# a cam across this...



## idolomantis (Jul 27, 2008)

*READ THIS FIRST!!!! the picture is taken on the road and contains swearing in it, if the mods say this is not good i say delete it, i dont want to offend anyone.. really*

DONT WATCH IF YOU DONT LIKE SWEARING!!!

if this is wrong i can understand if so delete it.
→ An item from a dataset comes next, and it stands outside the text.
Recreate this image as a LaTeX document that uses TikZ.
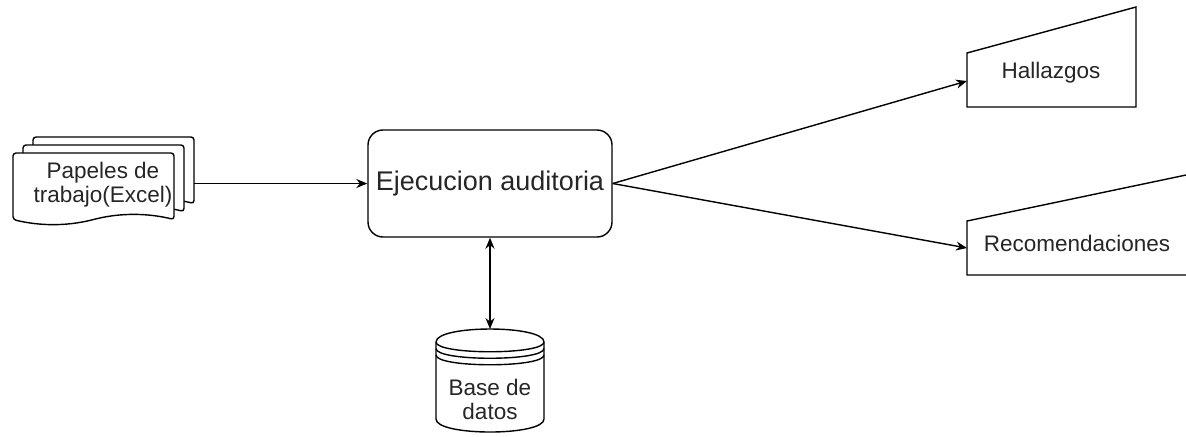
\documentclass[tikz,border=0pt]{standalone}
\usepackage{fontspec}
\setmainfont{Liberation Sans}
\usetikzlibrary{arrows.meta}
\newcommand\docsheet[2]{%
  \draw[sheet] (#1,#2) -- ({#1+161},#2) -- ({#1+161},{#2+66.5})
    .. controls ({#1+134.2},{#2+59.9}) and ({#1+107.3},{#2+59.9}) .. ({#1+80.5},{#2+66.5})
    .. controls ({#1+53.7},{#2+73.1}) and ({#1+26.8},{#2+73.1}) .. (#1,{#2+66.5}) -- cycle;}

\begin{document}
\begin{tikzpicture}[x=0.5pt,y=-0.5pt,line width=0.7pt,
  sheet/.style={draw,fill=white,rounded corners=1.5pt},
  outline/.style={draw,fill=white},
  procbox/.style={draw,rounded corners=7.5pt,minimum width=122pt,
    minimum height=53.5pt,inner sep=0pt,text=black!85,
    font=\fontsize{13.5}{15}\selectfont},
  shapetext/.style={text=black!85,align=center,inner sep=1pt,
    font=\fontsize{11.25}{12}\selectfont},
  flow/.style={-{Stealth[length=5.5pt,width=4.5pt]}},
  twoway/.style={{Stealth[length=5.5pt,width=4.5pt]}-{Stealth[length=5.5pt,width=4.5pt]}}]
  \useasboundingbox (0,0) rectangle (1186,436);
  \clip (0,0) rectangle (1186,436);

  \docsheet{33}{137}
  \docsheet{23}{145}
  \docsheet{13}{153}
  \node[shapetext] (papers) at (103,185) {Papeles de\\trabajo(Excel)};
  \coordinate (papersout) at (194,183.5);

  \node[procbox] (exec) at (490,183.5) {Ejecucion auditoria};

  \draw[outline] (436,342) .. controls (436,324.67) and (544,324.67) .. (544,342)
    -- (544,419) .. controls (544,436.33) and (436,436.33) .. (436,419) -- cycle;
  \draw (436,342) .. controls (436,355) and (544,355) .. (544,342);
  \draw (436,348.5) .. controls (436,361.5) and (544,361.5) .. (544,348.5);
  \draw (436,355) .. controls (436,368) and (544,368) .. (544,355);
  \node[shapetext] (db) at (490,399) {Base de\\datos};
  \coordinate (dbtop) at (490,329);

  \draw[outline] (967,53) -- (1136,7) -- (1136,107) -- (967,107) -- cycle;
  \node[shapetext] (hall) at (1051,73) {Hallazgos};
  \coordinate (hallin) at (967,81);

  \draw[outline] (967,221) -- (1188,174.6) -- (1188,275) -- (967,275) -- cycle;
  \node[shapetext] (recom) at (1077,243) {Recomendaciones};
  \coordinate (recomin) at (967,248);

  \draw[flow] (papersout) -- (exec.west);
  \draw[flow] (exec.east) -- (hallin);
  \draw[flow] (exec.east) -- (recomin);
  \draw[twoway] (exec.south) -- (dbtop);
\end{tikzpicture}
\end{document}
dont click if you hate swears!

http://farm4.static.flickr.com/3224/270721...f0e1c42db_b.jpg


----------



## MANTIS DUDE (Jul 28, 2008)

Holy... Im so insulted!!!!!! Just kidding, lol. That is HILARIUS! Does, you know, mean somthing ELSE in german?  If it doesent, then why the heck would it be on the back of a bus forheavens sakes?!? :lol: :lol: :lol:


----------



## idolomantis (Jul 28, 2008)

it is german.


----------



## obregon562 (Jul 28, 2008)

i was just in Italy for a couple weeks and saw a company called the Multias* Company.


----------



## OGIGA (Jul 29, 2008)

So uhh, what is the meaning of that name anyway? I mean, don't tell me what it means in English. Tell me what it means in German.


----------



## OGIGA (Jul 29, 2008)

Well, I just did a little research and found that it's the founder's last name. Tell him never to go any place that speaks English, PLEASE!!


----------



## MANTIS DUDE (Jul 29, 2008)

OGIGA said:


> Well, I just did a little research and found that it's the founder's last name. Tell him never to go any place that speaks English, PLEASE!!


It would be like "Hello, my name is mister ###### and this is my wife mises ######. All 3 of my sons and I, run the grand and famus company of ###### inc.  "


----------



## darkspeed (Jul 29, 2008)

Priceless


----------